Dear all,
Using the Kwant package to calculate the spin-resolved conductance of a
graphene nanoribbon, where the device region incorporates Rashba spin-orbit
coupling (RSOC) in its Hamiltonian while the leads do not. The left lead is
numbered 0 and the right lead is numbered 1. The goal is to obtain the
conductance from spin-up electrons in the left lead to spin-down electrons in
the right lead. How should the program be written?
For reference and convenience, I attach the code I'm using at the end of
this message, but the result was unsatisfactory.
Any help and guidance would be appreciated!
Best regards,
Rease
##############################################################
import kwant
import numpy as np
from matplotlib import pyplot
from tinyarray import array
sigma_0 = array([[1, 0], [0, 1]])
sigma_x = array([[0, 1], [1, 0]])
sigma_y = array([[0, -1j], [1j, 0]])
sigma_z = array([[1, 0], [0, -1]])
graphene = kwant.lattice.general([(1, 0), (0.5, np.sqrt(3) / 2)],
[(0, 0), (0, 1 / np.sqrt(3))],norbs=2)
a, b = graphene.sublattices
def make_system(W=10, L=30, t=1.0, alpha=0.1):
syst = kwant.Builder()
def circle(pos):
x, y = pos
return abs(x)<=L and abs(y)<=W
syst[graphene.shape(circle, (0, 0))] = (4 * t * sigma_0 + alpha * sigma_y)
syst[graphene.neighbors()] = -t * sigma_0
def lead_shape(pos):
return abs(pos[1]) < W
lead = kwant.Builder(kwant.TranslationalSymmetry((1, 0)))
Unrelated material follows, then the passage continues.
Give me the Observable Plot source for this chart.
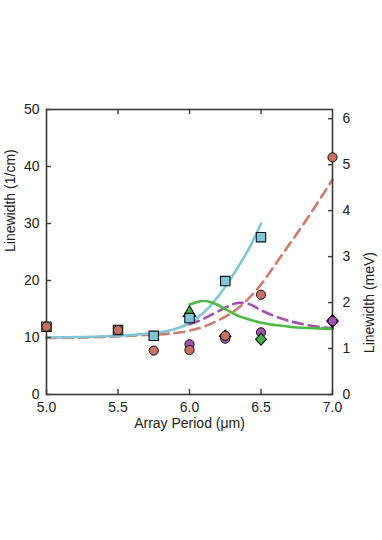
<!DOCTYPE html>
<html>
<head>
<meta charset="utf-8">
<script src="https://cdn.jsdelivr.net/npm/d3@7"></script>
<script src="https://cdn.jsdelivr.net/npm/@observablehq/plot@0.6"></script>
<style>
  html, body { margin: 0; padding: 0; background: #fff; }
  #chart svg { display: block; }
</style>
</head>
<body>
<div id="chart"></div>
<script>
// ---- tick labels ----
const xTicks = [5.0, 5.5, 6.0, 6.5, 7.0];
const yTicks = [0, 10, 20, 30, 40, 50];
const meVTicks = [0, 1, 2, 3, 4, 5, 6];
const CM_PER_MEV = 8.0655;

// ---- measured points ----
const redCircleX = [5.0, 5.5, 5.75, 6.0, 6.25, 6.5, 7.0];
const redCircleY = [11.9, 11.3, 7.7, 7.8, 10.3, 17.5, 41.6];
const purpleCircleX = [6.0, 6.25, 6.5, 7.0];
const purpleCircleY = [8.8, 9.8, 10.9, 12.9];
const blueSquareX = [5.0, 5.5, 5.75, 6.0, 6.25, 6.5];
const blueSquareY = [11.9, 11.3, 10.3, 13.4, 19.9, 27.6];
const greenTriangleX = [6.0];
const greenTriangleY = [14.3];
const greenDiamondX = [6.5];
const greenDiamondY = [9.7];
const purpleDiamondX = [6.25, 7.0];
const purpleDiamondY = [10.2, 12.9];

// ---- model curves ----
const blueCurveX = [5.0, 5.25, 5.5, 5.75, 5.9, 6.0, 6.05, 6.1, 6.15, 6.2, 6.25, 6.3, 6.35, 6.4, 6.45, 6.5];
const blueCurveY = [10.0, 10.1, 10.3, 10.8, 11.5, 12.5, 13.3, 14.4, 15.7, 17.2, 18.9, 20.8, 22.8, 24.9, 27.3, 30.0];
const redCurveX = [5.0, 5.25, 5.5, 5.75, 5.9, 6.0, 6.1, 6.2, 6.3, 6.4, 6.5, 6.6, 6.7, 6.8, 6.9, 7.0];
const redCurveY = [9.9, 10.0, 10.2, 10.5, 10.8, 11.2, 11.9, 13.0, 14.4, 16.5, 19.3, 22.8, 26.4, 30.0, 33.8, 37.7];
const greenCurveX = [6.0, 6.05, 6.1, 6.15, 6.2, 6.25, 6.3, 6.35, 6.4, 6.5, 6.6, 6.7, 6.8, 6.9, 7.0];
const greenCurveY = [15.8, 16.2, 16.4, 16.2, 15.7, 15.0, 14.3, 13.7, 13.3, 12.6, 12.2, 11.9, 11.7, 11.6, 11.5];
const purpleCurveX = [6.0, 6.1, 6.2, 6.3, 6.35, 6.4, 6.45, 6.5, 6.6, 6.7, 6.8, 6.9, 7.0];
const purpleCurveY = [12.3, 13.3, 14.6, 15.8, 16.1, 16.0, 15.5, 14.8, 13.7, 12.9, 12.3, 11.9, 11.6];

const xLabel = "Array Period (\u03bcm)";
const yLeftLabel = "Linewidth (1/cm)";
const yRightLabel = "Linewidth (meV)";

const pts = (xs, ys) => xs.map((x, i) => ({x, y: ys[i]}));

const RED = "#c8705f", RED_LINE = "#d07b6c";
const BLUE = "#7ec6d8";
const GREEN = "#3fb648", GREEN_LINE = "#4cbb44";
const PURPLE = "#a24fb0";
const AXIS = "#3a3a3a";
const FONT = "Liberation Sans, Arial, Helvetica, sans-serif";

const diamond = {
  draw(context, size) {
    const h = Math.sqrt(size / Math.PI) * 1.25;
    const w = h * 0.9;
    context.moveTo(0, -h);
    context.lineTo(w, 0);
    context.lineTo(0, h);
    context.lineTo(-w, 0);
    context.closePath();
  }
};

const W = 382, H = 540;
const mL = 46, mR = 50, mT = 109, mB = 146;
const innerH = H - mT - mB;

const chart = Plot.plot({
  width: W,
  height: H,
  marginLeft: mL,
  marginRight: mR,
  marginTop: mT,
  marginBottom: mB,
  style: {fontFamily: FONT, fontSize: "14px", color: "#222", background: "#fff"},
  x: {domain: [5.0, 7.0]},
  y: {domain: [0, 50]},
  marks: [
    // curves
    Plot.line(pts(redCurveX, redCurveY), {x: "x", y: "y", stroke: RED_LINE, strokeWidth: 2.6, strokeDasharray: "10,6", curve: "natural"}),
    Plot.line(pts(blueCurveX, blueCurveY), {x: "x", y: "y", stroke: BLUE, strokeWidth: 2.6, curve: "natural"}),
    Plot.line(pts(purpleCurveX, purpleCurveY), {x: "x", y: "y", stroke: PURPLE, strokeWidth: 2.6, strokeDasharray: "10,6", curve: "natural"}),
    Plot.line(pts(greenCurveX, greenCurveY), {x: "x", y: "y", stroke: GREEN_LINE, strokeWidth: 2.6, curve: "natural"}),
    // frame
    Plot.frame({stroke: AXIS, strokeWidth: 1.6}),
    // axes with inward ticks
    Plot.axisX({anchor: "bottom", ticks: xTicks, tickFormat: d3.format(".1f"), tickSize: 5, dy: -5, tickPadding: 8, stroke: AXIS, strokeWidth: 1.4, fontSize: 14, label: null}),
    Plot.axisY({anchor: "left", ticks: yTicks, tickFormat: d3.format("d"), tickSize: 5, dx: 5, tickPadding: 7, stroke: AXIS, strokeWidth: 1.4, fontSize: 14, label: null}),
    Plot.axisY({anchor: "right", ticks: meVTicks.map(m => m * CM_PER_MEV), tickFormat: v => String(Math.round(v / CM_PER_MEV)), tickSize: 5, dx: -5, tickPadding: 10, stroke: AXIS, strokeWidth: 1.4, fontSize: 14, label: null}),
    Plot.ruleX(xTicks.slice(1, -1), {x: d => d, insetBottom: innerH - 5, stroke: AXIS, strokeWidth: 1.4}),
    // axis titles
    Plot.text([yLeftLabel], {text: d => d, frameAnchor: "left", dx: -36, rotate: -90, fontSize: 14, fill: "#222"}),
    Plot.text([yRightLabel], {text: d => d, frameAnchor: "right", dx: 37, rotate: -90, fontSize: 14, fill: "#222"}),
    Plot.text([xLabel], {text: d => d, frameAnchor: "bottom", dy: 33, fontSize: 14, fill: "#222"}),
    // markers
    Plot.dot(pts(greenTriangleX, greenTriangleY), {x: "x", y: "y", symbol: "triangle", r: 4.6, fill: GREEN, stroke: "#111", strokeWidth: 1.1}),
    Plot.dot(pts(blueSquareX, blueSquareY), {x: "x", y: "y", symbol: "square", r: 5.3, fill: BLUE, stroke: "#111", strokeWidth: 1.1}),
    Plot.dot(pts(purpleDiamondX, purpleDiamondY), {x: "x", y: "y", symbol: diamond, r: 5, fill: PURPLE, stroke: "#111", strokeWidth: 1.3}),
    Plot.dot(pts(purpleCircleX, purpleCircleY), {x: "x", y: "y", r: 4.6, fill: PURPLE, stroke: "#111", strokeWidth: 1}),
    Plot.dot(pts(redCircleX, redCircleY), {x: "x", y: "y", r: 4.6, fill: RED, stroke: "#111", strokeWidth: 1}),
    Plot.dot(pts(greenDiamondX, greenDiamondY), {x: "x", y: "y", symbol: diamond, r: 4.8, fill: GREEN, stroke: "#111", strokeWidth: 1.1})
  ]
});
document.getElementById("chart").appendChild(chart);
</script>
</body>
</html>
lead[graphene.shape(lead_shape, (0, 0))] = 4 * t * sigma_0
lead[graphene.neighbors()] = -t * sigma_0
syst.attach_lead(lead)
syst.attach_lead(lead.reversed())
return syst
def plot_conductance(syst, energies):
data = [ ]
for energy in energies:
smatrix = kwant.smatrix(syst, energy)
data.append(smatrix.transmission((1, 1), (0, 0)))
pyplot.figure()
pyplot.plot(energies, data)
pyplot.xlabel("energy [t]")
pyplot.ylabel("conductance [e^2/h]")
pyplot.show()
def main():
syst = make_system()
kwant.plot(syst)
syst = syst.finalized()
plot_conductance(syst, energies=[0.01 * i for i in range(100)])
if __name__ == "__main__":
main()